The currency wars have become the current-account truce. G-20 finance ministers and central bankers meeting in South Korea last weekend took the high road on global imbalances in preference to the low road of competitive devaluations that leads nowhere good. Action point six of six mainly mom-and-Apple-Pie commitments listed in the communiqué issued after the meeting said the finance ministers would:
Strengthen multilateral cooperation to promote external sustainability and pursue the full range of policies conducive to reducing excessive imbalances and maintaining current account imbalances at sustainable levels. Persistently large imbalances, assessed against indicative guidelines to be agreed, would warrant an assessment of their nature and the root causes of impediments to adjustment as part of the Mutual Assessment Process, recognizing the need to take into account national or regional circumstances, including large commodity producers. To support our efforts toward meeting these commitments, we call on the [International Monetary Fund] to provide an assessment as part of the MAP on the progress toward external sustainability and the consistency of fiscal, monetary, financial sector, structural, exchange rate and other policies.

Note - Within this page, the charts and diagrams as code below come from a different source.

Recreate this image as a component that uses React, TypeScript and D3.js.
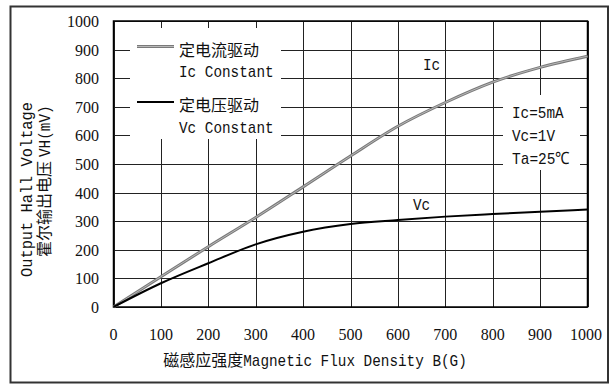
import React from "react";
import * as d3 from "d3";

const xTicks = [0, 100, 200, 300, 400, 500, 600, 700, 800, 900, 1000];
const yTicks = [0, 100, 200, 300, 400, 500, 600, 700, 800, 900, 1000];
const fluxB = [0, 100, 200, 300, 400, 500, 600, 700, 800, 900, 1000];
const icValues = [0, 106, 211, 313, 420, 528, 632, 715, 786, 838, 877];
const vcValues = [0, 83, 153, 219, 263, 290, 304, 316, 325, 333, 341];

const W = 612;
const H = 385;
const L = 113.5, R = 587.5, T = 21, B = 307;

const MONO = "'Liberation Mono', 'Courier New', 'DejaVu Sans Mono', monospace";
const CJK = "'Noto Sans CJK SC', sans-serif";
const SERIF = "'Liberation Serif', 'Times New Roman', 'DejaVu Serif', serif";
const INK = "#111";
const CW = 8.6; // latin char width

function Latin({ x, y, text, anchor = "start", size = 17, len }: any) {
  const tl = len ?? text.length * CW;
  let x0 = x;
  if (anchor === "middle") x0 = x - tl / 2;
  if (anchor === "end") x0 = x - tl;
  return (
    <text x={x0} y={y} style={{ fontFamily: MONO, fontSize: size }} fill={INK}
      textLength={tl} lengthAdjust="spacingAndGlyphs">{text}</text>
  );
}

function Num({ x, y, text, anchor }: any) {
  const len = String(text).length * 8;
  let x0 = x;
  if (anchor === "middle") x0 = x - len / 2;
  if (anchor === "end") x0 = x - len;
  return (
    <text x={x0} y={y} style={{ fontFamily: SERIF, fontSize: 17 }} fill={INK}
      textLength={len} lengthAdjust="spacingAndGlyphs">{text}</text>
  );
}

export default function App() {
  const x = d3.scaleLinear().domain([0, 1000]).range([L, R]);
  const y = d3.scaleLinear().domain([0, 1000]).range([B, T]);
  const px = (v: number) => Math.round(x(v)) + 0.5;
  const py = (v: number) => Math.round(y(v)) + 0.5;

  const line = d3.line<number>()
    .x((_, i) => x(fluxB[i]))
    .y((d) => y(d))
    .curve(d3.curveMonotoneX);
  const icPath = line(icValues) || "";
  const vcPath = line(vcValues) || "";

  const xTitleCjk = "磁感应强度";
  const xTitleLat = "Magnetic Flux Density B(G)";
  const xTitleW = xTitleCjk.length * 16 + xTitleLat.length * CW;
  const xTitleStart = 315 - xTitleW / 2;

  return (
    <svg width={W} height={H} style={{ position: "absolute", left: 0, top: 0, background: "#fff" }}>
      <rect x={0} y={0} width={W} height={H} fill="#fff" />
      <rect x={10.5} y={6.5} width={597.5} height={376} fill="none" stroke="#333" strokeWidth={2} />

      {/* grid */}
      {yTicks.map((t) => (
        <line key={"h" + t} x1={L} x2={R} y1={py(t)} y2={py(t)} stroke="#222" strokeWidth={1} />
      ))}
      {xTicks.map((t) => (
        <line key={"v" + t} x1={px(t)} x2={px(t)} y1={T} y2={B} stroke="#222" strokeWidth={1} />
      ))}

      {/* white boxes */}
      <rect x={130} y={28} width={151} height={111} fill="#fff" />
      <rect x={503} y={95} width={77} height={75} fill="#fff" />

      {/* plot border */}
      <rect x={L} y={T} width={R - L} height={B - T} fill="none" stroke="#000" strokeWidth={1.5} />

      {/* curves */}
      <path d={icPath} fill="none" stroke="#7a7a7a" strokeWidth={3} />
      <path d={icPath} fill="none" stroke="#b8b8b8" strokeWidth={1} />
      <path d={vcPath} fill="none" stroke="#000" strokeWidth={2} />

      {/* legend */}
      <line x1={137} x2={174} y1={46.5} y2={46.5} stroke="#7a7a7a" strokeWidth={3} />
      <line x1={137} x2={174} y1={46.5} y2={46.5} stroke="#b8b8b8" strokeWidth={1} />
      <text x={179} y={55.5} style={{ fontFamily: CJK, fontSize: 16 }} fill={INK}>定电流驱动</text>
      <Latin x={179} y={76.5} text="Ic Constant" />
      <line x1={137} x2={174} y1={102} y2={102} stroke="#000" strokeWidth={2} />
      <text x={179} y={111} style={{ fontFamily: CJK, fontSize: 16 }} fill={INK}>定电压驱动</text>
      <Latin x={179} y={132.5} text="Vc Constant" />

      {/* curve labels */}
      <Latin x={423} y={70} text="Ic" />
      <Latin x={413} y={210} text="Vc" />

      {/* conditions */}
      <Latin x={512} y={118} text="Ic=5mA" />
      <Latin x={512} y={141} text="Vc=1V" />
      <Latin x={512} y={164} text="Ta=25℃" len={58} />

      {/* y tick labels */}
      {yTicks.map((t) => (
        <Num key={"yl" + t} x={99} y={y(t) + 6} text={String(t)} anchor="end" />
      ))}
      {/* x tick labels */}
      {xTicks.map((t) => (
        <Num key={"xl" + t} x={Math.min(x(t), 586)} y={340} text={String(t)} anchor="middle" />
      ))}

      {/* x title */}
      <text x={xTitleStart} y={366} style={{ fontFamily: CJK, fontSize: 16 }} fill={INK}>{xTitleCjk}</text>
      <Latin x={xTitleStart + xTitleCjk.length * 16} y={366} text={xTitleLat} />

      {/* y title */}
      <g transform="translate(32,102) rotate(-90)">
        <text x={0} y={0} textAnchor="end" style={{ fontFamily: MONO, fontSize: 16 }} fill={INK}
          textLength={175} lengthAdjust="spacingAndGlyphs">Output Hall Voltage</text>
      </g>
      <g transform="translate(50,102) rotate(-90)">
        <text x={-155} y={0} style={{ fontFamily: CJK, fontSize: 16 }} fill={INK}>霍尔输出电压</text>
        <Latin x={-155 + 6 * 16 + 4} y={0} text="VH(mV)" size={17} />
      </g>
    </svg>
  );
}
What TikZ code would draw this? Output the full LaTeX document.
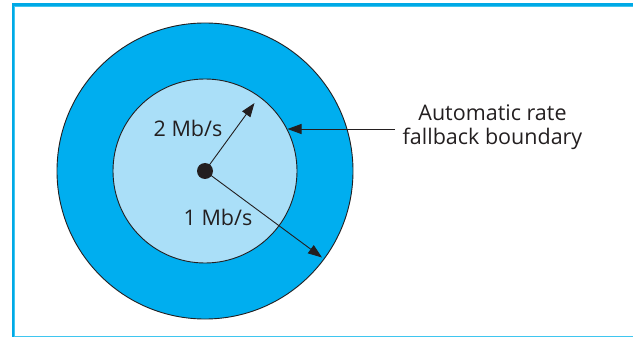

In other words, the U.S. will cut its deficits and China will increase domestic demand to reduce its surpluses allowing the yuan continue to appreciate against the dollar. Which is actually what needs to happen and both countries would like to happen, just not their part yet. By making the IMF the cop on this particular beat and not setting any specific targets for it to police to, it is a fair bet that none of this will happen anytime soon. G-20 leaders meeting next month in Seoul might change that, but we doubt it.
Meanwhile, the U.S. will be able to continue its dollar devaluation against currencies that move freely through a second round of quantitative easing (we expect the U.S. Federal Reserve to launch its QE2 next week) while China will let the yuan appreciate only gradually against the dollar and keep racking up its surpluses while it resolves its internal political differences over making the reforms necessary to make the economy more domestic-demand driven, a project that will require multiple five-year plans.
We never said the high road goes anywhere, at least for a long while.